Has anyone else has similar experience? If not, do yourself a favor, and replace them before they break. Here’s what I replaced them with 3/8 x 1.28 – 16 with a washer for a touch of extra spacing. I will be doing the whole thing again tonight. Fun fun.
 
Check to see if the bolts are bottoming in the hole. Your problem is not uncommon, and bolt length was an issue. They would bottom in the hole, but just barely snug up the mount bracket to the engine block. I've replaced lots of them w/ grade 5 hardware, just shorter, and never had problems after that. When the bolt bottoms in the hole, it fatigues because the mount can move slightly back and forth weakening it.
 
Yeah, happened to me a little over a year ago. Turns out the highest/hardest to get to bolt was broken and never replaced, so I had been running on 2. It was broken off about 1/2" inside the block. Tried running on 2...broke again while mudding. I broke 2 EZ outs and a left hand bit trying to fix it.
Finally found a guy who could get the tip of welding rod to touch the busted bolt shaft, and build up some material, the weld a nut on, and twist it out. $105 later, 6 grade 8's, and some M.O.R.E. mounts (just 'cause I was there), and I was good to go.

Steve
 
explorer said:
Check to see if the bolts are bottoming in the hole. Your problem is not uncommon, and bolt length was an issue. They would bottom in the hole, but just barely snug up the mount bracket to the engine block. I've replaced lots of them w/ grade 5 hardware, just shorter, and never had problems after that. When the bolt bottoms in the hole, it fatigues because the mount can move slightly back and forth weakening it.
Almost all machined holes in blocks are overtapped in depth. However, I add two washers to ensure I was not bottoming the bolt out since I'm replacing a 1.125" long bolt with a 1.250" bolt. Good suggestion. Thank you.

ChuckD said:
Chysler also didn't intend for you to add 35's and 4.56 gears. :rolleyes:
Good point. I wish they had. It'd make our lives sooo much better.
 
Might want to take a look at the tranny mount while you are in the process of you doing your motor mounts. The tranny mounts aren't the best in the world.
 
Not an expert here but grade 5 bolts are better if there is shear potential and grade 8 where the force is linear with the bolt. In most cases grade 8 will do the job in motor mounts tho.

Sarge
 
I'd suggest grade 5's as well...for the simple fact that they will actually give a little bit more "stretch" than the grade 8's. In some instances this "stretch" helps in preventing bolt shear.

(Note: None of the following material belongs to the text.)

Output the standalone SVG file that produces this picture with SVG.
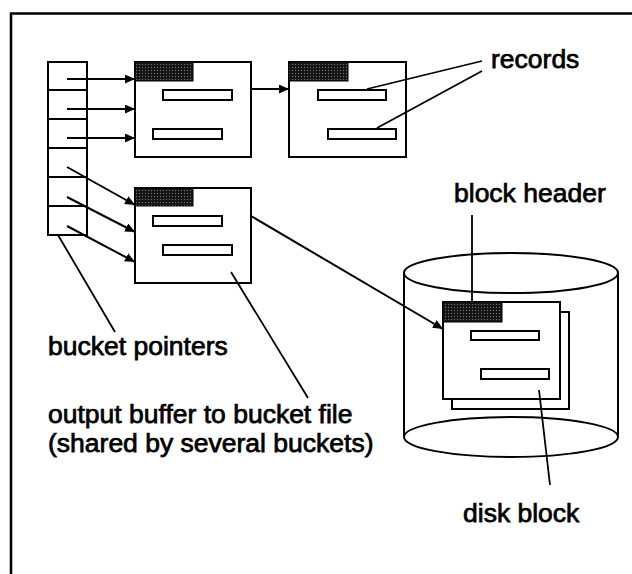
<svg xmlns="http://www.w3.org/2000/svg" width="632" height="574" viewBox="0 0 632 574">
<style>
.box{fill:#fff;stroke:#000;stroke-width:2}
.rec{fill:#fff;stroke:#000;stroke-width:2}
.hdr{fill:url(#stip);stroke:#000;stroke-width:1}
.ln{fill:none;stroke:#000;stroke-width:2}
.lead{fill:none;stroke:#000;stroke-width:1.8}
.arr{fill:none;stroke:#000;stroke-width:2;marker-end:url(#ah)}
.lbl{font-family:"Liberation Sans",Arial,sans-serif;font-size:26.5px;fill:#000;stroke:#000;stroke-width:0.75}
</style>
<defs>
<pattern id="stip" width="3" height="3" patternUnits="userSpaceOnUse">
<rect width="3" height="3" fill="#161616"/>
<rect x="1" y="1" width="1" height="1" fill="#7a7a7a"/>
</pattern>
<marker id="ah" markerUnits="userSpaceOnUse" markerWidth="11" markerHeight="9" refX="10" refY="4.5" orient="auto">
<path d="M0,0 L10,4.5 L0,9 Z" fill="#000"/>
</marker>
</defs>
<rect width="632" height="574" fill="#fff"/>
<g id="frame">
<path d="M11,574 L11,13.5 L632,13.5" fill="none" stroke="#000" stroke-width="2.5"/>
</g>
<g id="bucket-pointers">
<rect class="box" x="48" y="62" width="39" height="173"/>
<path class="ln" d="M48,90 H87 M48,119 H87 M48,148 H87 M48,177 H87 M48,206 H87"/>
</g>
<g id="block1">
<rect class="box" x="135" y="62" width="116" height="95"/>
<rect class="hdr" x="135" y="62" width="58" height="19"/>
<rect class="rec" x="163" y="90" width="69" height="10"/>
<rect class="rec" x="153" y="129" width="69" height="10"/>
</g>
<g id="block2">
<rect class="box" x="289" y="62" width="117" height="95"/>
<rect class="hdr" x="289" y="62" width="59" height="19"/>
<rect class="rec" x="318" y="90" width="68" height="10"/>
<rect class="rec" x="328" y="129" width="68" height="10"/>
</g>
<g id="output-buffer">
<rect class="box" x="135" y="188" width="116" height="95"/>
<rect class="hdr" x="135" y="188" width="58" height="18"/>
<rect class="rec" x="153" y="216" width="69" height="10"/>
<rect class="rec" x="163" y="245" width="69" height="10"/>
</g>
<g id="disk">
<path class="ln" d="M404,273 V437 M618,273 V437"/>
<ellipse class="ln" cx="511" cy="273" rx="107" ry="20"/>
<path class="ln" d="M404,437 A107,20 0 0 0 618,437"/>
<path class="ln" d="M404,437 A107,20 0 0 1 618,437"/>
</g>
<g id="disk-block">
<rect class="box" x="452" y="312" width="117" height="97"/>
<rect class="box" x="443" y="302" width="117" height="97"/>
<rect class="hdr" x="443" y="302" width="59" height="20"/>
<rect class="rec" x="471" y="331" width="68" height="9"/>
<rect class="rec" x="481" y="369" width="68" height="10"/>
</g>
<g id="labels">
<text class="lbl" x="491" y="68">records</text>
<text class="lbl" x="454" y="202">block header</text>
<text class="lbl" x="48" y="355">bucket pointers</text>
<text class="lbl" x="48" y="423">output buffer to bucket file</text>
<text class="lbl" x="48" y="452">(shared by several buckets)</text>
<text class="lbl" x="463" y="522">disk block</text>
</g>
<g id="connectors">
<path class="arr" d="M67,79 H135"/>
<path class="arr" d="M67,109 H135"/>
<path class="arr" d="M67,138 H135"/>
<path class="arr" d="M67,167 L135,205"/>
<path class="arr" d="M67,197 L135,232"/>
<path class="arr" d="M67,226 L135,262"/>
<path class="arr" d="M251,89 H289"/>
<path class="arr" d="M251,216 L443,329"/>
<path class="lead" d="M482,61 L367,89"/>
<path class="lead" d="M482,71 L377,128"/>
<path class="lead" d="M472,302 V215"/>
<path class="lead" d="M58,235 L115,332"/>
<path class="lead" d="M231,272 L308,398"/>
<path class="lead" d="M539,390 L550,485"/>
</g>
</svg>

I also agree with what was said by Sarge. It's really just a matter of personal preference...and either grade of bolt...will DEFINITELY be better than the stock ones.

HAHA...Sarge....we have the same # of posts....on this one...lol.

Aron
 
Grade 8 bolts are stronger than grade 5 bolts in shear and axial tension.

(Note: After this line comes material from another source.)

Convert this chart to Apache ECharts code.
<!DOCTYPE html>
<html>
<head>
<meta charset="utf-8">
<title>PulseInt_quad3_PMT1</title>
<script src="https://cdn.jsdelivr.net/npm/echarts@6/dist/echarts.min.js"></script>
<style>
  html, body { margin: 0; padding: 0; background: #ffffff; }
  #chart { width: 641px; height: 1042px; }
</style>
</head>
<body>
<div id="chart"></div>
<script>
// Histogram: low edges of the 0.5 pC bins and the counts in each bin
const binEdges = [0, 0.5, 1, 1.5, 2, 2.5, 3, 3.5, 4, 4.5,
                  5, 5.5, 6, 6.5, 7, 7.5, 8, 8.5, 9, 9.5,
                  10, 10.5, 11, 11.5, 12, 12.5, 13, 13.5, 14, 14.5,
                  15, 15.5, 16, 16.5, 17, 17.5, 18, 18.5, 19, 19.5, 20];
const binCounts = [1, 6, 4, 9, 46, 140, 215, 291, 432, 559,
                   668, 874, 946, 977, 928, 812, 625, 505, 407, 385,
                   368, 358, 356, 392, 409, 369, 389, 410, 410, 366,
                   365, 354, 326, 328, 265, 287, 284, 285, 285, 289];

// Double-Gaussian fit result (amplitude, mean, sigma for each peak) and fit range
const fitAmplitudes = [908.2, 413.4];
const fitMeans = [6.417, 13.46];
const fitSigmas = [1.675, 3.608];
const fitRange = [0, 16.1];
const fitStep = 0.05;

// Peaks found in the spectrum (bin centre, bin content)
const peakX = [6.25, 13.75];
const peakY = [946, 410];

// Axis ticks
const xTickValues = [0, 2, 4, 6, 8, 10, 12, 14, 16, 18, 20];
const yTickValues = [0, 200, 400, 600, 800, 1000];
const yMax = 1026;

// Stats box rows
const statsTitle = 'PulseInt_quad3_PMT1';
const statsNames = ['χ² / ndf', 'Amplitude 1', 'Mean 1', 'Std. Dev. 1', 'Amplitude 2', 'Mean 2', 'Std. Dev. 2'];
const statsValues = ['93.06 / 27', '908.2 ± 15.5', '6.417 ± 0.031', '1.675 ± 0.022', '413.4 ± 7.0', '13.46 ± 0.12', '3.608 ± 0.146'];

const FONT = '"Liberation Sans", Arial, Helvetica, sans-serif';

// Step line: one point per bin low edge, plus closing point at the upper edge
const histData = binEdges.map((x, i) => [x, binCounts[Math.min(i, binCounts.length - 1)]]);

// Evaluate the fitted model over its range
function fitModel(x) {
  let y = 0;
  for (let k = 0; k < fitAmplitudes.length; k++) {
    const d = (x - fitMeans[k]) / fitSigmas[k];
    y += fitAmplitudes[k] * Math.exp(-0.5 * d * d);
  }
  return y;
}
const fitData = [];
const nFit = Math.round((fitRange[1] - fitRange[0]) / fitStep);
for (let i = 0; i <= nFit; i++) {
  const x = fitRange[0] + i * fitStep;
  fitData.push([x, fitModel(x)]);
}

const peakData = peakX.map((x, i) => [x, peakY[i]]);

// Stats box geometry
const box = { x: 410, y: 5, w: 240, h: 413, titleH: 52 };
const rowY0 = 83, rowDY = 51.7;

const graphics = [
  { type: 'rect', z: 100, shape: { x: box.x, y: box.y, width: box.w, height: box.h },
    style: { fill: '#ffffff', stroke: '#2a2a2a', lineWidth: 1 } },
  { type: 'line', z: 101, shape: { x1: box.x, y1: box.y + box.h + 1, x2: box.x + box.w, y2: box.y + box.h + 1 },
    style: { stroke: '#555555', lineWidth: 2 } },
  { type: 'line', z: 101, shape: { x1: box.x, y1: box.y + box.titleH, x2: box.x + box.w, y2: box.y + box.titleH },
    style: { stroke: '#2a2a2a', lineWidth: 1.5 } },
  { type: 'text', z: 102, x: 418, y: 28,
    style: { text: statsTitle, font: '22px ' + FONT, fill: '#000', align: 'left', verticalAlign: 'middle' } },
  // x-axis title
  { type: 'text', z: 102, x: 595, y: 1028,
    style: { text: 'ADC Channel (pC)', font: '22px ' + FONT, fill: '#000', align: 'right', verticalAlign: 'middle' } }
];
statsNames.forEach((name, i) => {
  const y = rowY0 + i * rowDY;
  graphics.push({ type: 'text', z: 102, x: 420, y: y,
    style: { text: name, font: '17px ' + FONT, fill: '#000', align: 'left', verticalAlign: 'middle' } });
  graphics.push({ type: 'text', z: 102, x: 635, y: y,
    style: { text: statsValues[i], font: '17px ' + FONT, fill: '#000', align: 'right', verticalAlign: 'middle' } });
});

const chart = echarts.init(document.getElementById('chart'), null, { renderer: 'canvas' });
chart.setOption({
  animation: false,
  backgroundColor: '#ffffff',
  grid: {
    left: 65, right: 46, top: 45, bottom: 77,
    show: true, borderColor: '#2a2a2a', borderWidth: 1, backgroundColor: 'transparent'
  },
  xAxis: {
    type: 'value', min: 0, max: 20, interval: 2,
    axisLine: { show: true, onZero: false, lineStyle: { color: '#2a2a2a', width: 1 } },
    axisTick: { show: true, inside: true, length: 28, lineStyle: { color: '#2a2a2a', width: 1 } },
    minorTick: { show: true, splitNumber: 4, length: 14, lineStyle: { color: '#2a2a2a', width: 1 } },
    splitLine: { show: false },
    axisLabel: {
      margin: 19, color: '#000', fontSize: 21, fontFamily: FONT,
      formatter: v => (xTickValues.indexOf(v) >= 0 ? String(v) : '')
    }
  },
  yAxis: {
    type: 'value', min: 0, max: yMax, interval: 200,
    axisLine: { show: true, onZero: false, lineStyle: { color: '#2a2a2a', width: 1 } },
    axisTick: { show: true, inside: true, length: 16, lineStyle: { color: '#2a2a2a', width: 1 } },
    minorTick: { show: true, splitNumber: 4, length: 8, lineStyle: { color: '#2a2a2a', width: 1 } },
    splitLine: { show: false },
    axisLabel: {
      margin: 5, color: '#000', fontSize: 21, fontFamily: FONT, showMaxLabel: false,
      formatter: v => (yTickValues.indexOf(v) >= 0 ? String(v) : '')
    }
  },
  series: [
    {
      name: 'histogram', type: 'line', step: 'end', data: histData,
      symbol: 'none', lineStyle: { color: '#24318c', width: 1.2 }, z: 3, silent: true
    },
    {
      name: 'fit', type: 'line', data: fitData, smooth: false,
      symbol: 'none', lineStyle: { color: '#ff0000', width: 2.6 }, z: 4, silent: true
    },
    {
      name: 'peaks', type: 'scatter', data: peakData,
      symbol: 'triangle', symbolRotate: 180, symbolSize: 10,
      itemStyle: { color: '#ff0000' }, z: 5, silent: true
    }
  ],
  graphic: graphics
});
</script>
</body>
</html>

When the grade 5 bolt has reached its yield stress and started stretching the grade 8 will still be in its working range.
 
I had it happe on my 95 a few months back about 90 miles from home, was a long slow trip back to flagstaff, For everyone who has had it happen what year is your rig?

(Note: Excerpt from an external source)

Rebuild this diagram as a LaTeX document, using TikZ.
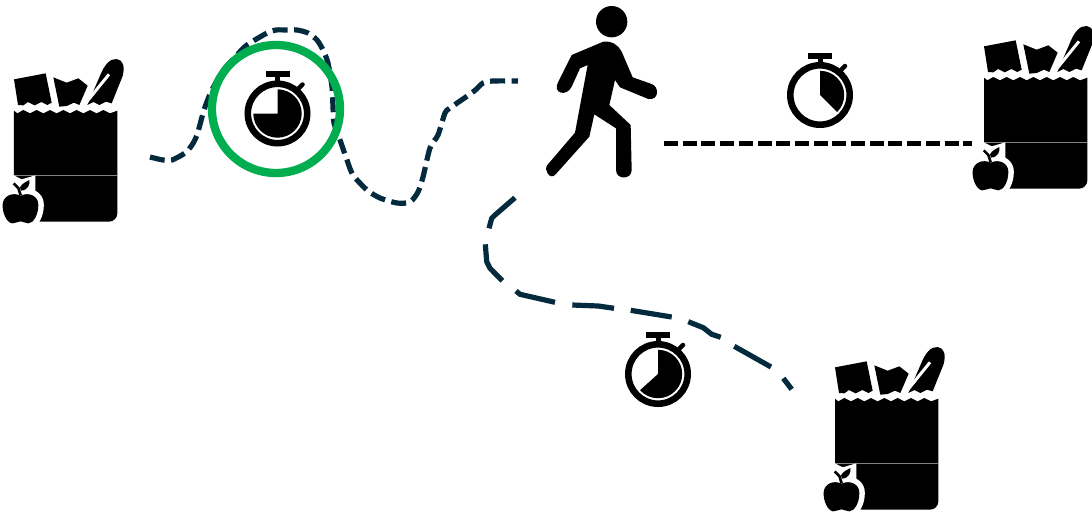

my 88, 89 's never had problem but the 95 has
 
I'm with Bender regarding the difference between bolt grades. The grade 8 is a higher strength steel, period. It doesn't matter if its loaded in shear or tension. Yes, the 5 will have more give, because it is softer. But it will have stretched and broken long before the 8 gives up.

Xjnation, all the Jeeps I did this repair on seemed to fall in the mid 90's years. I don't recall specifically what years. I started wrenching on Jeeps at the end of 95, and saw several early on. After about a year, didn't see many. But when they would occasionally come in w/ broken mount bolts, they were teh mid 90's vintage. Like I said, I bbelieve the problem was the bolts being too long. Either they werent tapping the holes deep enough for the existing bolt they were using, or they started using a slightly longer bolt. I guess I didn't check to see which changed. I just drilled them out and replaced them, making sure the new bolts were the correct length. I just used grade 5 bolts out of our bulk bins. Never saw one come back again after proper bolts were used.
 
Thank you explorer. I replaced the broken little guy with a grade 8. Hopefully, this will be the last, because spending a couple hours getting enough room for an angle drill is tedious.

I also talked to a friend who was his hands in one of the Jeep Speed jeeps. He says they used to do this all the time. He said the problem was not the shear, but the normal force. The unibody rails are diaphragming under load (fully flexed). The rails move, and change the distance between the mounts. This either pulls or pushes the mount into the block. His solution, which has fixed the problem entirely, was put an additional truss under the engine that connects the frame rails at the motor mounts. Hasn't broken any grade 8's since that truss. So, guess what I'm doing next week.
 
Get a pic and specs on the truss. Does it replace the motor mounts or attach somewhere else... if done like I'm thinking in my head you could also incorporate an oil pan skid on there too...
 
RichP said:
Get a pic and specs on the truss. Does it replace the motor mounts or attach somewhere else... if done like I'm thinking in my head you could also incorporate an oil pan skid on there too...
I have not yet seen the truss. My friend is a fabricator for Rock Ware, and they do work on one of the Jeep Speed XJ's. I'm not sure which one. The truss connects under the mounts from rail to rail, and would do an excellent job at protecting the oil pan too. I’ll see if I can some pictures up. It seems that truss is something that we al could benefit from.